Monday, 12 December 2016

The (Not So) Curious Case of Granit Xhaka

In the summer after the 2012-13 season I wrote a piece called The Strange Case of Lukas Podolski, in which I made the point that although Podolski has been bought on the cheap due to Köln’s relegation and produced a pretty good first season for Arsenal valuing him at around €20 million, I’d be furious if I were a supporter of another team and they spunked it on a (then) 28 year-old Podolski.

I get enough wrong to suggest that piece has aged quite well, with the nadir being when Podolski decided that, trailing in an FA Cup semi-final with twenty minutes to go, it was time to see if he really could kick a ball hard enough to defy the law of physics and literally fly through the man stood straight in front of him. In a shocking and wholly unpredictable turn of events, his shot was blocked.

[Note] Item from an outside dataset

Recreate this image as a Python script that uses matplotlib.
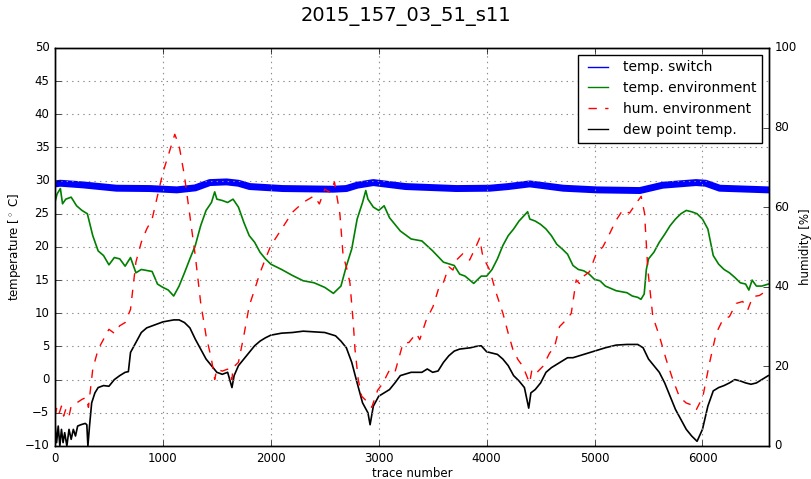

Many have also struggled to understand what has been happening with Granit Xhaka at Arsenal. Like Podolski, he was signed from Germany; unlike Podolski, Arsenal overpaid for Xhaka. It is true that Premier League teams are richer as a result of the new TV deal and that this makes buying players from other Premier League teams more expensive. But it’s unclear to me this should have anywhere near the impact it seems to have had on buying players from abroad. It’s not as if any of the other rich teams in England were in competition for Xhaka - Manchester City were in for Ilkay Gundogan, Chelsea for N’Golo Kante (and already owned Nemanja Matic and the snake) and Manchester United possess a veritable smorgasbord of central midfielders.

The consequence of this overpayment (and huge transfer fee) was that people had disproportionate expectations for Xhaka. They expected another player on the level of Mesut Ozil or Alexis Sanchez whereas in reality, Arsenal had signed a very good player but who was nowhere near equivalent to their level.

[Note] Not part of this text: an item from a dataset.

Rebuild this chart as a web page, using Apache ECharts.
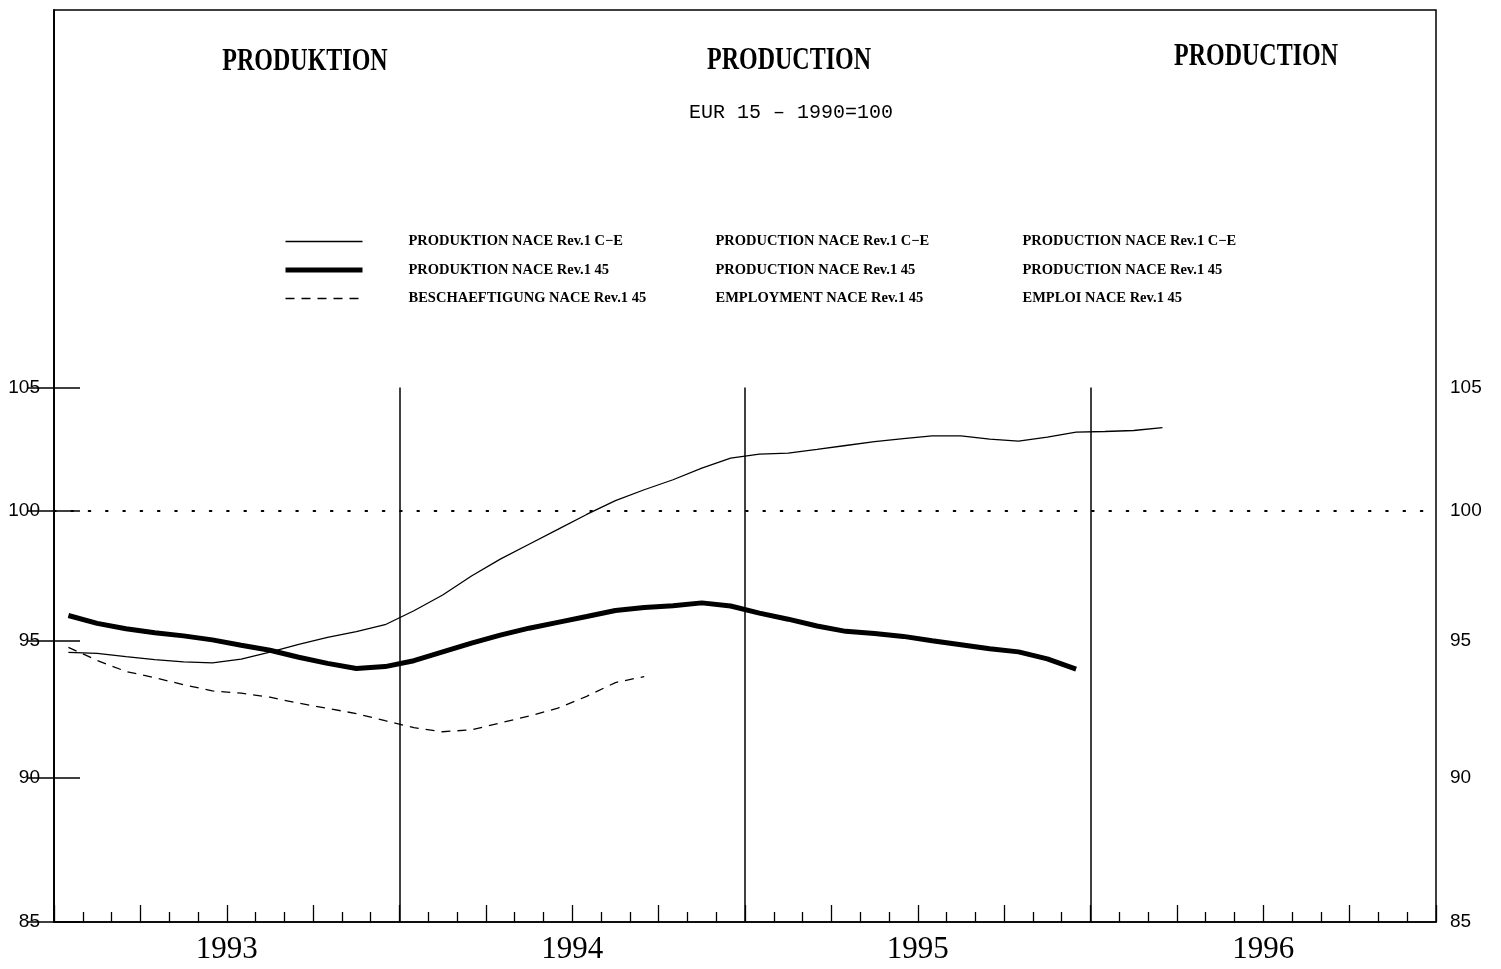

Nevertheless, this still does not adequately explain Xhaka’s lack of opportunities thus far.

I’d suggest there are two other important points: Xhaka is both not very good defensively, and has a reputation which compounds this. Granted, he has produced some good performances, but too often he is bypassed by teams playing simple 1-2s around him or him not shutting off passing lanes. This is then compounded by his love of chopping people who’ve gone past him. Some degree of tactical fouling is necessary but Xhaka often seems to see it as the only option and while fans love to shout “take yellow”, if you do it has a significant effect on how you can play for the rest of the game.

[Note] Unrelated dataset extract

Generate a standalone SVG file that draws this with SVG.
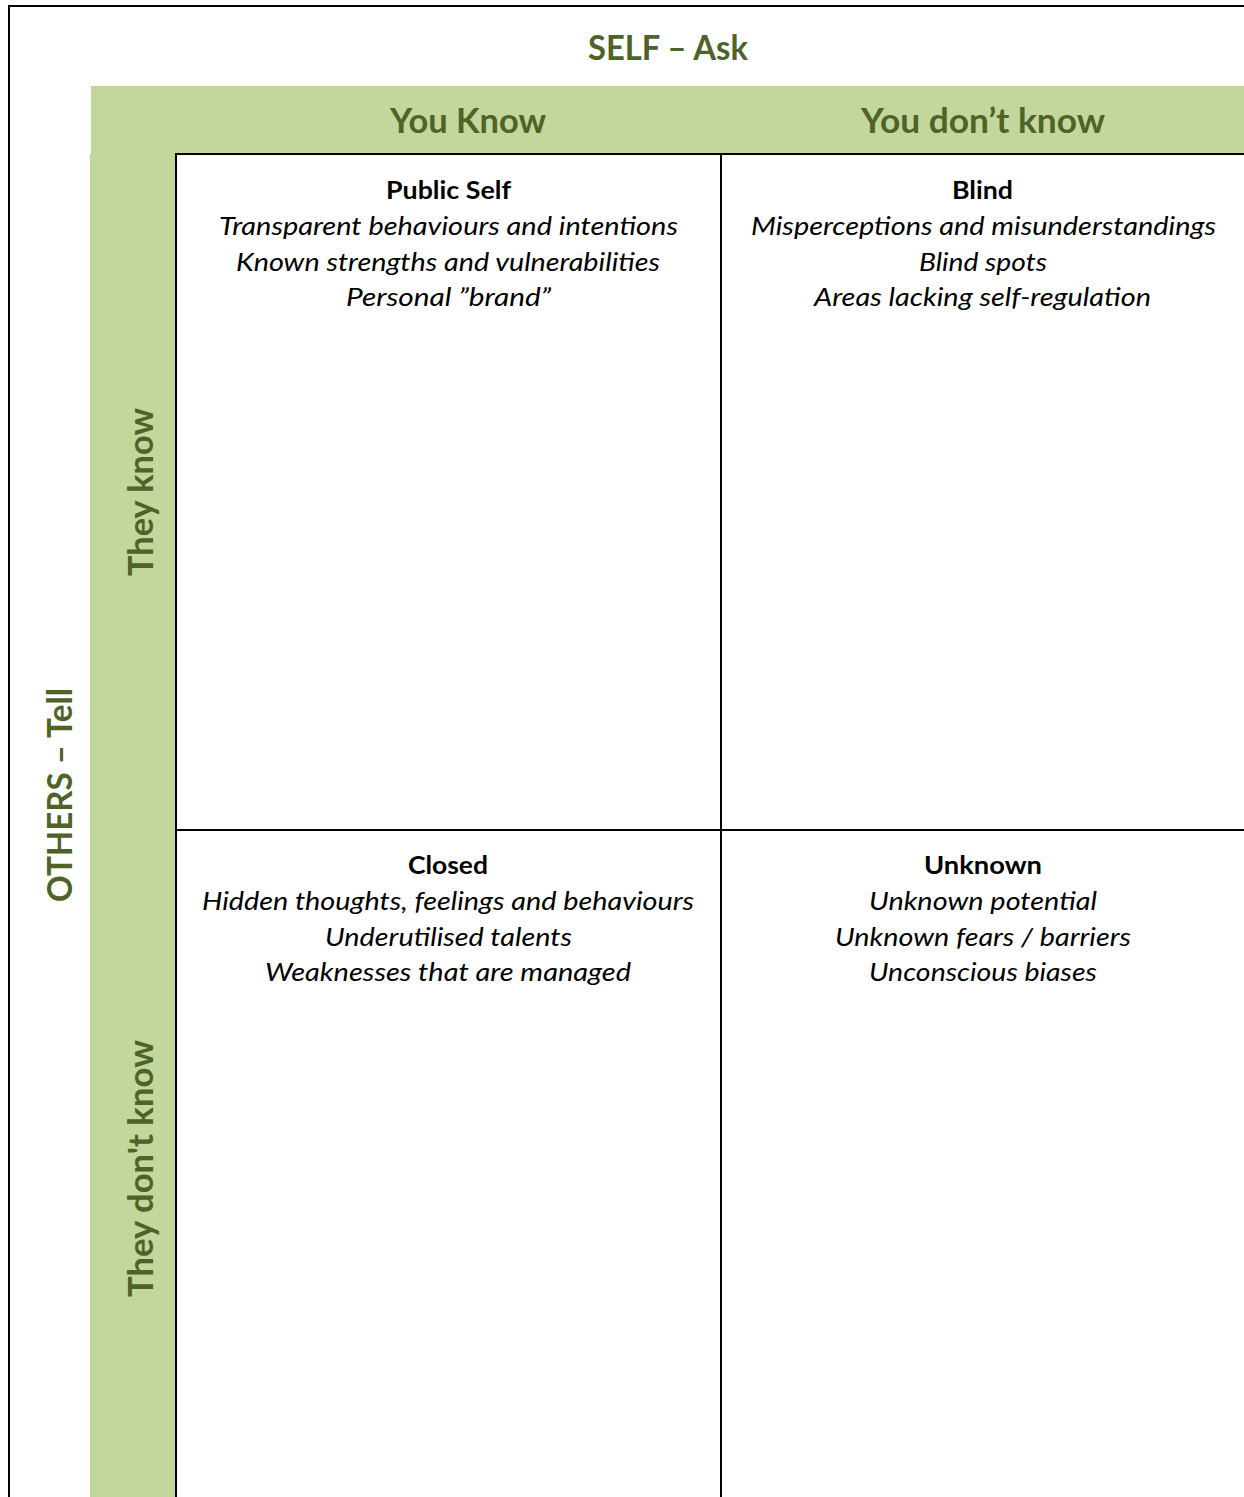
<svg xmlns="http://www.w3.org/2000/svg" width="1244" height="1497" viewBox="0 0 1244 1497">
  <style>
    .band { fill: #C3D69B; }
    .rule { stroke: #000; stroke-width: 2; fill: none; }
    .axis { font-family: Lato, "Open Sans", "Liberation Sans", sans-serif; font-weight: bold; font-size: 34px; fill: #4F6228; text-anchor: middle; }
    .title { font-family: Lato, "Open Sans", "Liberation Sans", sans-serif; font-weight: bold; font-size: 25px; fill: #000; text-anchor: middle; }
    .item { font-family: Lato, "Open Sans", "Liberation Sans", sans-serif; font-style: italic; font-size: 25px; fill: #000; text-anchor: middle; }
  </style>

  <rect width="1244" height="1497" fill="#fff"/>

  <!-- green header bands -->
  <g id="bands">
    <rect class="band" x="91" y="86" width="1153" height="68"/>
    <rect class="band" x="90" y="154" width="86" height="1343"/>
  </g>

  <!-- table rules -->
  <g id="grid">
    <path class="rule" d="M8 6 H1244 M9 5 V1497"/>
    <path class="rule" d="M175 154 H1244 M176 153 V1497"/>
    <path class="rule" d="M176 830 H1244 M721 154 V1497"/>
  </g>

  <!-- axis labels -->
  <g id="self-axis">
    <text class="axis" x="668" y="60" textLength="160" lengthAdjust="spacingAndGlyphs">SELF – Ask</text>
    <text class="axis" x="468" y="133" textLength="156" lengthAdjust="spacingAndGlyphs">You Know</text>
    <text class="axis" x="983" y="133" textLength="244" lengthAdjust="spacingAndGlyphs">You don’t know</text>
  </g>
  <g id="others-axis">
    <text class="axis" transform="translate(72 795) rotate(-90)" textLength="214" lengthAdjust="spacingAndGlyphs">OTHERS – Tell</text>
    <text class="axis" transform="translate(153 492) rotate(-90)" textLength="168" lengthAdjust="spacingAndGlyphs">They know</text>
    <text class="axis" transform="translate(153 1168.5) rotate(-90)" textLength="257" lengthAdjust="spacingAndGlyphs">They don't know</text>
  </g>

  <!-- quadrants -->
  <g id="public-self">
    <text class="title" x="448.5" y="199" textLength="125" lengthAdjust="spacingAndGlyphs">Public Self</text>
    <text class="item" x="448.5" y="235" textLength="459" lengthAdjust="spacingAndGlyphs">Transparent behaviours and intentions</text>
    <text class="item" x="448" y="271" textLength="424" lengthAdjust="spacingAndGlyphs">Known strengths and vulnerabilities</text>
    <text class="item" x="448.5" y="306" textLength="205" lengthAdjust="spacingAndGlyphs">Personal ”brand”</text>
  </g>
  <g id="blind">
    <text class="title" x="982.5" y="199" textLength="61" lengthAdjust="spacingAndGlyphs">Blind</text>
    <text class="item" x="983.5" y="235" textLength="465" lengthAdjust="spacingAndGlyphs">Misperceptions and misunderstandings</text>
    <text class="item" x="983" y="271" textLength="128" lengthAdjust="spacingAndGlyphs">Blind spots</text>
    <text class="item" x="982.5" y="306" textLength="337" lengthAdjust="spacingAndGlyphs">Areas lacking self-regulation</text>
  </g>
  <g id="closed">
    <text class="title" x="448" y="874" textLength="80" lengthAdjust="spacingAndGlyphs">Closed</text>
    <text class="item" x="448" y="910" textLength="492" lengthAdjust="spacingAndGlyphs">Hidden thoughts, feelings and behaviours</text>
    <text class="item" x="448.5" y="946" textLength="247" lengthAdjust="spacingAndGlyphs">Underutilised talents</text>
    <text class="item" x="448" y="981" textLength="366" lengthAdjust="spacingAndGlyphs">Weaknesses that are managed</text>
  </g>
  <g id="unknown">
    <text class="title" x="983" y="874" textLength="118" lengthAdjust="spacingAndGlyphs">Unknown</text>
    <text class="item" x="983" y="910" textLength="228" lengthAdjust="spacingAndGlyphs">Unknown potential</text>
    <text class="item" x="983" y="946" textLength="296" lengthAdjust="spacingAndGlyphs">Unknown fears / barriers</text>
    <text class="item" x="983" y="981" textLength="228" lengthAdjust="spacingAndGlyphs">Unconscious biases</text>
  </g>
</svg>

This is exacerbated by the reputation he has, both from his time in Germany and his sporadic appearances here: I don’t think Stoke should have been awarded a penalty on Saturday but much like Luis Suarez used to have his penalty appeals turned down because he was considered a diver, Xhaka has a (somewhat deserved) reputation as a thug. All of this together attenuates the benefits accrued from his excellent passing between the lines.

The manager likes to talk about balance a great deal. It’s born out by him almost always picking one more attacking and one more defensive full-back, for instance. For me, he has decided that he can cope with a more functional central-midfield pairing (such as Francis Coquelin and Mohamed Elneny) in the belief that his attacking quartet can make ‘something out of nothing. But the cost of picking such an attacking front four (without, for example, Aaron Ramsey on the right as happened last season) is that he needs a more defensive-minded central midfield pairing to avoid matches turning into games of basketball where Arsenal simply try and outscore the opposition. To me, this goes a long way to explaining the lack of appearances for Xhaka and particularly, the reluctance to pick Ramsey and Xhaka together.

To play the two as a pair would be problematic as they’re both players who like to be very proactive and push for tackles. In doing this, they make themselves much easier to be dribbled past and the team would be very open indeed, and this is assuming Ramsey is prepared to focus on defending, an aspect of his game he has at times neglected (this is a kind spin on some of his performances). It could be fixed - by telling the full-backs to sit deeper, for example - but it would require a large change to how we currently play. Alternatively, Arsenal have a set of midfielders who would probably excel in a 4-3-3, but that set-up wouldn’t suit Ozil at all.

All of which has resulted in a situation where Xhaka is clearly a good player, probably best deployed as a deep-lying playmaker. But I think to play him there you need a true DM next to him, not Francis Coquelin in his somewhat bizarre new role. The reality is for all the abundance of midfielders, Arsenal probably don’t own that player. And the consequence is that while Ramsey and Xhaka are the two best central midfielders at the club, playing them together against competent opposition is very difficult.

Certainly, this does beg the question why £35 million was spent on Xhaka. I suspect the view is that Ramsey can do an excellent job as a wide midfield player and that Xhaka will be the DLP (something that was needed with Santi Cazorla’s age and injuries), and this was prioritised over building the midfield around Ramsey. Time will tell whether this was a wise choice.